***** SOURCE RECORDS

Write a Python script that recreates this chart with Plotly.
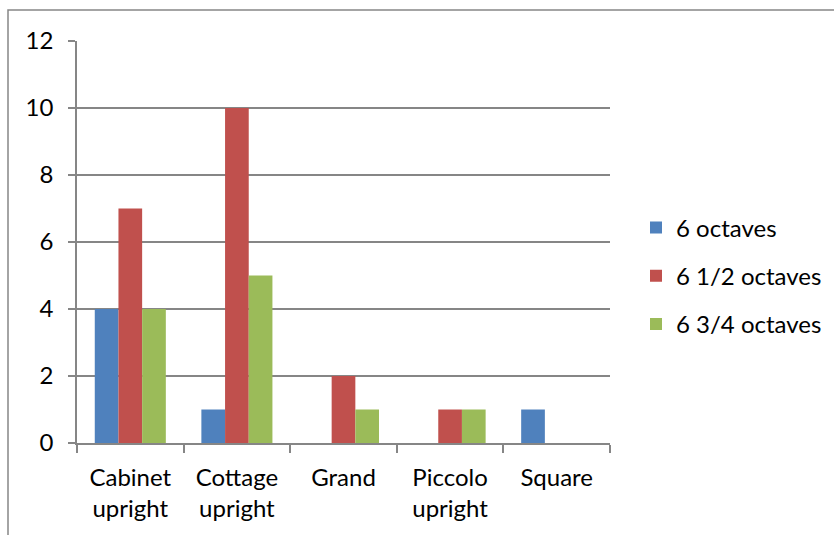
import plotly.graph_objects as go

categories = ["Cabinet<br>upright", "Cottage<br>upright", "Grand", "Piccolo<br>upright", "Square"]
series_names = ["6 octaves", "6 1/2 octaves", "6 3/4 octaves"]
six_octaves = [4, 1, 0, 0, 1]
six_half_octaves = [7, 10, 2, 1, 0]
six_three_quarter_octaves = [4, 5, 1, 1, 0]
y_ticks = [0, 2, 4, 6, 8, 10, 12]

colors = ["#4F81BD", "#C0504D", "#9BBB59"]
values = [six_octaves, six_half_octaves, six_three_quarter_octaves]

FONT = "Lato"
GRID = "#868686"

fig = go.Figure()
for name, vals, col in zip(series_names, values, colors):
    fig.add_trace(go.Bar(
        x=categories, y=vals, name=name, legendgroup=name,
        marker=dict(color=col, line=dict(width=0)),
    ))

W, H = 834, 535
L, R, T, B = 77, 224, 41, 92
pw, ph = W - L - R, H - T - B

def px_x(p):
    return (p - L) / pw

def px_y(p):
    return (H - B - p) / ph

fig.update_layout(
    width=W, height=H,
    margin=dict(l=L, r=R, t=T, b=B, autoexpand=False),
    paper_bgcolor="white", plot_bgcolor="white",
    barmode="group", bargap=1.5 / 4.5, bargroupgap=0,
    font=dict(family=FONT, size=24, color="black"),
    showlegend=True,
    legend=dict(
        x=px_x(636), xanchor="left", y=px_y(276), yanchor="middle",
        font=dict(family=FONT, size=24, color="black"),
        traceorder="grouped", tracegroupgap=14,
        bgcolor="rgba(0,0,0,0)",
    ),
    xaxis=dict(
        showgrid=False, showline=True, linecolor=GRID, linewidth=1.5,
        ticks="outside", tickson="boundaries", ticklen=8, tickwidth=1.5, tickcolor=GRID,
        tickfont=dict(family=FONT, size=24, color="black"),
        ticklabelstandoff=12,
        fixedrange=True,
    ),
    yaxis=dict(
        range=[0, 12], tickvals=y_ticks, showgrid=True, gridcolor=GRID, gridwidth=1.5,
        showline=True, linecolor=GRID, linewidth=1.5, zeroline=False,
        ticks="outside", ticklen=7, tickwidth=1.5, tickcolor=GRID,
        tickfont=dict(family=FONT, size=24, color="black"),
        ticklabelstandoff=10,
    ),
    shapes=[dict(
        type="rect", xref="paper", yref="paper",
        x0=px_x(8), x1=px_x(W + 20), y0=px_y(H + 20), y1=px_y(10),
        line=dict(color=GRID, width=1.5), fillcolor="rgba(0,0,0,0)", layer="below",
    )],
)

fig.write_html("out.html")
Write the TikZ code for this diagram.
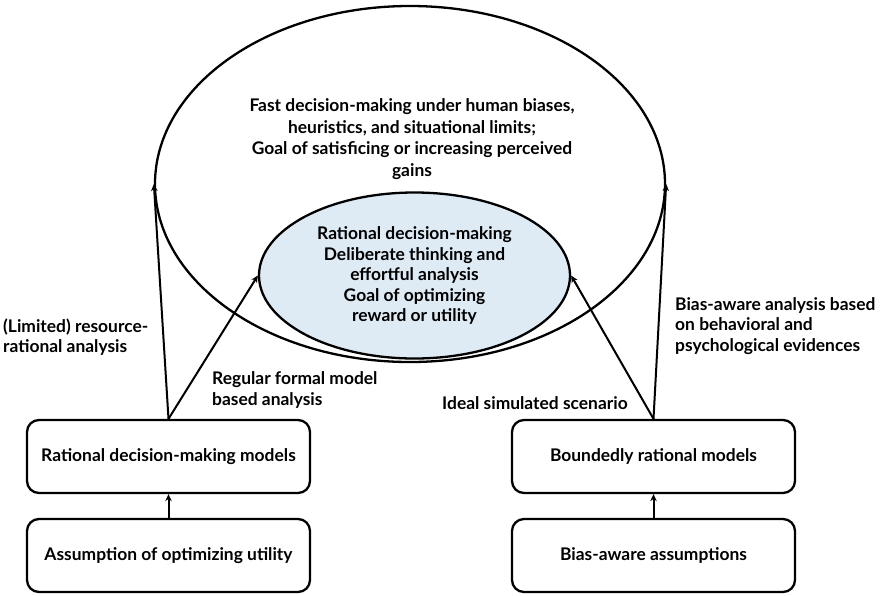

**********

> **JOB**
Without including any pictures, please restate all the records exactly.

> **COMPLETE OUTPUT**
Write a Python script that recreates this chart with Plotly.
import plotly.graph_objects as go

categories = ["Cabinet<br>upright", "Cottage<br>upright", "Grand", "Piccolo<br>upright", "Square"]
series_names = ["6 octaves", "6 1/2 octaves", "6 3/4 octaves"]
six_octaves = [4, 1, 0, 0, 1]
six_half_octaves = [7, 10, 2, 1, 0]
six_three_quarter_octaves = [4, 5, 1, 1, 0]
y_ticks = [0, 2, 4, 6, 8, 10, 12]

colors = ["#4F81BD", "#C0504D", "#9BBB59"]
values = [six_octaves, six_half_octaves, six_three_quarter_octaves]

FONT = "Lato"
GRID = "#868686"

fig = go.Figure()
for name, vals, col in zip(series_names, values, colors):
    fig.add_trace(go.Bar(
        x=categories, y=vals, name=name, legendgroup=name,
        marker=dict(color=col, line=dict(width=0)),
    ))

W, H = 834, 535
L, R, T, B = 77, 224, 41, 92
pw, ph = W - L - R, H - T - B

def px_x(p):
    return (p - L) / pw

def px_y(p):
    return (H - B - p) / ph

fig.update_layout(
    width=W, height=H,
    margin=dict(l=L, r=R, t=T, b=B, autoexpand=False),
    paper_bgcolor="white", plot_bgcolor="white",
    barmode="group", bargap=1.5 / 4.5, bargroupgap=0,
    font=dict(family=FONT, size=24, color="black"),
    showlegend=True,
    legend=dict(
        x=px_x(636), xanchor="left", y=px_y(276), yanchor="middle",
        font=dict(family=FONT, size=24, color="black"),
        traceorder="grouped", tracegroupgap=14,
        bgcolor="rgba(0,0,0,0)",
    ),
    xaxis=dict(
        showgrid=False, showline=True, linecolor=GRID, linewidth=1.5,
        ticks="outside", tickson="boundaries", ticklen=8, tickwidth=1.5, tickcolor=GRID,
        tickfont=dict(family=FONT, size=24, color="black"),
        ticklabelstandoff=12,
        fixedrange=True,
    ),
    yaxis=dict(
        range=[0, 12], tickvals=y_ticks, showgrid=True, gridcolor=GRID, gridwidth=1.5,
        showline=True, linecolor=GRID, linewidth=1.5, zeroline=False,
        ticks="outside", ticklen=7, tickwidth=1.5, tickcolor=GRID,
        tickfont=dict(family=FONT, size=24, color="black"),
        ticklabelstandoff=10,
    ),
    shapes=[dict(
        type="rect", xref="paper", yref="paper",
        x0=px_x(8), x1=px_x(W + 20), y0=px_y(H + 20), y1=px_y(10),
        line=dict(color=GRID, width=1.5), fillcolor="rgba(0,0,0,0)", layer="below",
    )],
)

fig.write_html("out.html")
Write the TikZ code for this diagram.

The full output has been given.